The Estonian capital of Tallinn has been crowned the European Green Capital for 2023, finally praised for its dedication in reapplying year after year.
Tallinn received the award itself in 2021 in the form of a €600,000 cheque, highlighting that this is another step along the way to Europe becoming the first climate-neutral continent by 2050, meaning that it will not emit more greenhouse gases than it can sequester. Tallinn’s main fields of action are biodiversity, climate, and sustainability governance with flagship projects including a 14-kilometer-long ‘Insect Lane’ green corridor built across the city, a Baltic sea Cleaning Day project, or the Greentech Week.
But what does it take to become a European Green Capital?
The European Commission initiative rewards cities that have committed to environmental, social, and economic sustainability to make urban spaces more liveable.
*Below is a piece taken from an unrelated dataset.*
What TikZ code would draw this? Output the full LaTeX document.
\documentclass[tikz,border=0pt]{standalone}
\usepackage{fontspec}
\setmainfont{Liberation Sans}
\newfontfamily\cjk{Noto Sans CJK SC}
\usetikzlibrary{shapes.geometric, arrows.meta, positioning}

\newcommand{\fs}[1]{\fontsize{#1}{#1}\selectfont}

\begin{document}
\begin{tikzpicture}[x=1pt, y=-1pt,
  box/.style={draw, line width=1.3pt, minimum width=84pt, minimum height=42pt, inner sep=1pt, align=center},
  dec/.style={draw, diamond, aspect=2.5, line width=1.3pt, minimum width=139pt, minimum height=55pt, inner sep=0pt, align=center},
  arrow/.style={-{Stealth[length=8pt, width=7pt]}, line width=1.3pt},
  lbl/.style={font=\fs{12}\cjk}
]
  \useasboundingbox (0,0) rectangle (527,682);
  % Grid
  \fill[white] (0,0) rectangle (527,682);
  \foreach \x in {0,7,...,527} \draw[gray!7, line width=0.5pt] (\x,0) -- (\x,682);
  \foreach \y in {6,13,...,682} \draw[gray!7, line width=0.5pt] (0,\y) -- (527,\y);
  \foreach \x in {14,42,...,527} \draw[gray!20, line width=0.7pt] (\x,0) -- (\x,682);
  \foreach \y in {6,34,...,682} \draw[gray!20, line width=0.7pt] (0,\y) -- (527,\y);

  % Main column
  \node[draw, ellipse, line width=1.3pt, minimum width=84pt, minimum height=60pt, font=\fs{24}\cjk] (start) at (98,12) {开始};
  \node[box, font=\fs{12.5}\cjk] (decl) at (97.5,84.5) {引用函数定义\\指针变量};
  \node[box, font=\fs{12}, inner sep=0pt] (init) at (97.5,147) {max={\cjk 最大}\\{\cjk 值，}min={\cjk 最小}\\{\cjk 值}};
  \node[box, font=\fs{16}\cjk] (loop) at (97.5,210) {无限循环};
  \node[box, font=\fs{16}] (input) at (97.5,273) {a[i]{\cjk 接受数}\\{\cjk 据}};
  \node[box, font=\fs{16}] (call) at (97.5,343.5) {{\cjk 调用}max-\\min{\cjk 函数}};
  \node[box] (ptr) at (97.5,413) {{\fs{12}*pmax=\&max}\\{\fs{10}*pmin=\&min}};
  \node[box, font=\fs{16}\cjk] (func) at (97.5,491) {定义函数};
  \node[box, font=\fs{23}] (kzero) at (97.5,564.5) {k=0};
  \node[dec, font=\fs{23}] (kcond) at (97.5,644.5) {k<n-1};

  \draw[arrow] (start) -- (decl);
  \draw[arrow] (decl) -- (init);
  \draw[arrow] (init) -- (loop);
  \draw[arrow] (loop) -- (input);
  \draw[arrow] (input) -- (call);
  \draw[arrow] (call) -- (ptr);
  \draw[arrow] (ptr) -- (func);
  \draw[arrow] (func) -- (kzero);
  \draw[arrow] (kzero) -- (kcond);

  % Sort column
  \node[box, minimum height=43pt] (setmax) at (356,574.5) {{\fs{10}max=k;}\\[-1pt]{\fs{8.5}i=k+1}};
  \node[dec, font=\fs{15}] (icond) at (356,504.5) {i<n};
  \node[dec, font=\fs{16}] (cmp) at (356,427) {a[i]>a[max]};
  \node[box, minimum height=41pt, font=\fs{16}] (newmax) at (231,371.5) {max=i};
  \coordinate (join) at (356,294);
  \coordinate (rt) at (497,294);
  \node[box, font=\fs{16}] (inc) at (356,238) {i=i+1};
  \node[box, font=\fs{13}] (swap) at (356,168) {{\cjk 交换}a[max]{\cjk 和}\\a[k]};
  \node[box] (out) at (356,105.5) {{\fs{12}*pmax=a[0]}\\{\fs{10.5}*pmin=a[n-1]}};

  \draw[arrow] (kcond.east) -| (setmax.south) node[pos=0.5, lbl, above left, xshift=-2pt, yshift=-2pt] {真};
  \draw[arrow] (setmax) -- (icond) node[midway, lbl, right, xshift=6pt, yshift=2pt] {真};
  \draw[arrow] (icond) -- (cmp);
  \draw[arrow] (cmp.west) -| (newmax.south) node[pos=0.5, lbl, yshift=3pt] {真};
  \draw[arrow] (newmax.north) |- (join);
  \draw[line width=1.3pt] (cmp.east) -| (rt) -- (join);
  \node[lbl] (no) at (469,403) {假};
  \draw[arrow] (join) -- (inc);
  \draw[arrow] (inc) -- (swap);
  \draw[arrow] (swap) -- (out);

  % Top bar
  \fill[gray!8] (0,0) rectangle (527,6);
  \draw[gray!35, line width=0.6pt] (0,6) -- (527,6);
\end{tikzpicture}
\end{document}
A jury of experts assesses applications in accordance with 12 key environmental indicators such as air quality, noise, water, waste, eco-innovation, sustainable land use, and biodiversity.
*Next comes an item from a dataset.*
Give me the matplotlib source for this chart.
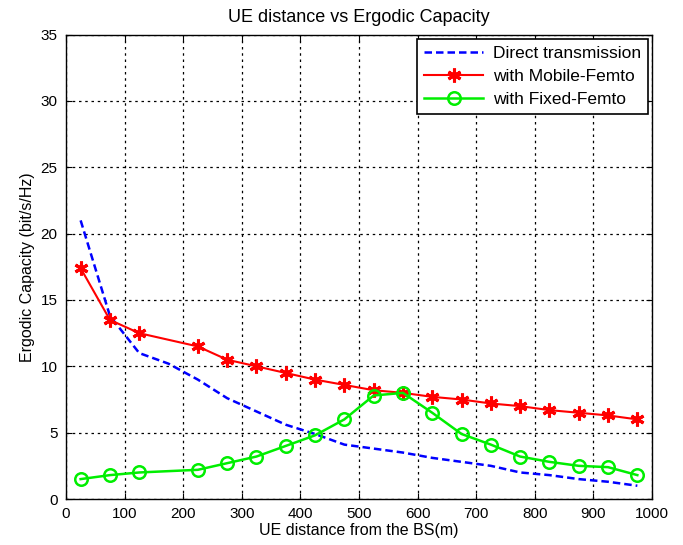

Why did Tallinn win the award?
With a population of 393,222 inhabitants, Tallinn is the largest city in Estonia, located on the coast of the Gulf of Finland in the Baltic Sea. The country, reborn after the decline of the Soviet Union—no longer constrained by the previously restrictive regime—has undergone many reforms in recent decades, including efforts to achieve sustainable development.
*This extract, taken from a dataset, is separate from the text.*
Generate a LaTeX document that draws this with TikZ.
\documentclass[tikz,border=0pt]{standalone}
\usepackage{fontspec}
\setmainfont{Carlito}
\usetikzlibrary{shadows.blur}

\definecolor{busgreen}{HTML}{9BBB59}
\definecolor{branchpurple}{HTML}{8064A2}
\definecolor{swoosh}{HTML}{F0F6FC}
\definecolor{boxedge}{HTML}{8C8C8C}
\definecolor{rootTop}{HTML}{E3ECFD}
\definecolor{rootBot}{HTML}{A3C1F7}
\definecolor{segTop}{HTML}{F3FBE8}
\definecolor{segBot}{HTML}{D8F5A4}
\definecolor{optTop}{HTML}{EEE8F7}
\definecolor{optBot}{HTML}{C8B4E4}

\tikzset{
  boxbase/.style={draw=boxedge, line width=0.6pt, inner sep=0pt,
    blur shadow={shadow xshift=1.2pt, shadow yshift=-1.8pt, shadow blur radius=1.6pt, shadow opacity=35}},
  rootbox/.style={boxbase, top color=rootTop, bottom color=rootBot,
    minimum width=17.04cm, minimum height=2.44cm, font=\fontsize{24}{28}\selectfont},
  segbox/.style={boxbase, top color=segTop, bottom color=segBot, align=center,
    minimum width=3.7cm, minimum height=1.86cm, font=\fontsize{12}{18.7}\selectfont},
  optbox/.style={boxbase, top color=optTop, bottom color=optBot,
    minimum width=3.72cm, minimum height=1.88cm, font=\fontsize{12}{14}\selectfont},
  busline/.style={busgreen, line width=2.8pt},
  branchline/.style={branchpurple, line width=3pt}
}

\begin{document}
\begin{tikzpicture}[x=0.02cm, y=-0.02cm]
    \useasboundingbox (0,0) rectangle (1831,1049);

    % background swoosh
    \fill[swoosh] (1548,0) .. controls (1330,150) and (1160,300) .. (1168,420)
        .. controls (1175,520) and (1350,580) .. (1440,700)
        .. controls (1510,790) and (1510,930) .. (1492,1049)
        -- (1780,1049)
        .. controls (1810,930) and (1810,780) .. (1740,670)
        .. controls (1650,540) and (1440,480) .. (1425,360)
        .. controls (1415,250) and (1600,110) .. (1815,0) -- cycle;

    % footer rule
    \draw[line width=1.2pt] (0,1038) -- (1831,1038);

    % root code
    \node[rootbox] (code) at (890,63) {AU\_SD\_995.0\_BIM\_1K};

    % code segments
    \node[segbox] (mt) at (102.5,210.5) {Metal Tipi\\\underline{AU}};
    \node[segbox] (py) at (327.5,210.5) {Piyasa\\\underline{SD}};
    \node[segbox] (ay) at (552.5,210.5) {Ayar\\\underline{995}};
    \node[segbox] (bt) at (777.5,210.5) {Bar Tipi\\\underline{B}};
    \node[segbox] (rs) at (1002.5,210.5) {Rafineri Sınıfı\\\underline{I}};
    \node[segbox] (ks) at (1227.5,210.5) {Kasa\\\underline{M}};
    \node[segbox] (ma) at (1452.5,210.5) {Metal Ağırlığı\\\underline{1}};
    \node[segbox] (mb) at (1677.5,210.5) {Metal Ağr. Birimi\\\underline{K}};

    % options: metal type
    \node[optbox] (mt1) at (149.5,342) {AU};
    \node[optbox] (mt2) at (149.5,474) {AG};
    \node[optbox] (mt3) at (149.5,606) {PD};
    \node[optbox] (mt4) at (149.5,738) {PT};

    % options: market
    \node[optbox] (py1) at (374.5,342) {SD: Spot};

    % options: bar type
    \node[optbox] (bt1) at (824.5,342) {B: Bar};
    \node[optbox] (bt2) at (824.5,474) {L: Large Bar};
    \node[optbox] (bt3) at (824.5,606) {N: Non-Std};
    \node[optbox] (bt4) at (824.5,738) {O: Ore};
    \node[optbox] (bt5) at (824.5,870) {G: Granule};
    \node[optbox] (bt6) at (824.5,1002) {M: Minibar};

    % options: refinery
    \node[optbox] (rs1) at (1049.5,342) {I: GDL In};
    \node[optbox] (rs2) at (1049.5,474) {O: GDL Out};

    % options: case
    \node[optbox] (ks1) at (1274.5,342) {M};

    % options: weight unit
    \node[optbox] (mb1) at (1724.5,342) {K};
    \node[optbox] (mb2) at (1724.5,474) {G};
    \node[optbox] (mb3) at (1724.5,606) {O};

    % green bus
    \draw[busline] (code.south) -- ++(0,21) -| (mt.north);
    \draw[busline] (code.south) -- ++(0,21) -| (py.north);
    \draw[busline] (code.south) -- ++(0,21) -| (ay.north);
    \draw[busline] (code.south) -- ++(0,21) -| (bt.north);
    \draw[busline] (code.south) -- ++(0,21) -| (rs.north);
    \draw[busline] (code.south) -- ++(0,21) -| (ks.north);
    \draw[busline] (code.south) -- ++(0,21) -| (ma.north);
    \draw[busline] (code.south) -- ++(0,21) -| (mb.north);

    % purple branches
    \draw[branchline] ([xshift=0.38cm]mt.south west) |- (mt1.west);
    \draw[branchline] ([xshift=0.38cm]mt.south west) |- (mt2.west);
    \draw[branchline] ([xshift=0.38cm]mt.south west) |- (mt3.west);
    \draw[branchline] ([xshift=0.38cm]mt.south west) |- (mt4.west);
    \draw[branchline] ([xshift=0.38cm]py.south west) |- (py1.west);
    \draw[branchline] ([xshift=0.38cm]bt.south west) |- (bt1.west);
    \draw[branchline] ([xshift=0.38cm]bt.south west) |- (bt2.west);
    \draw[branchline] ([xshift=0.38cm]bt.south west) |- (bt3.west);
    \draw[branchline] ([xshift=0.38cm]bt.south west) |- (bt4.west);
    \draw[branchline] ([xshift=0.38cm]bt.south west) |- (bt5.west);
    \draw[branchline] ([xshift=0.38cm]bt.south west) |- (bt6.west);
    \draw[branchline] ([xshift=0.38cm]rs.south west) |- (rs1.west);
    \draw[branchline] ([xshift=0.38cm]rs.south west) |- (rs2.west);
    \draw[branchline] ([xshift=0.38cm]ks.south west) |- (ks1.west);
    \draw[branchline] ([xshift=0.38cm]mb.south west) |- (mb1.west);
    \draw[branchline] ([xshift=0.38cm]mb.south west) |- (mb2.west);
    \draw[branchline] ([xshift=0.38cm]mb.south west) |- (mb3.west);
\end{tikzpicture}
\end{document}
The capital’s park network which is constantly growing in size already measures up to 90 m2 of protected public green area that overall makes up 19.5 % of the city’s territory. They have come a long way after a history of heavy and polluting industry, now following a long-term strategy called ‘Tallinn 2030’, which has the overall objective to build a “healthy city environment and sustainable use of natural resources” by the year 2030. This strategy is supported by a free public transport system, the Tallinn Landscaping Action Plan, the Rainwater Strategy, and a Sustainable Energy Action Plan which includes strict efficiency requirements for buildings. Tallinn’s climate-neutral roadmap promises a 40% reduction in emissions by 2030.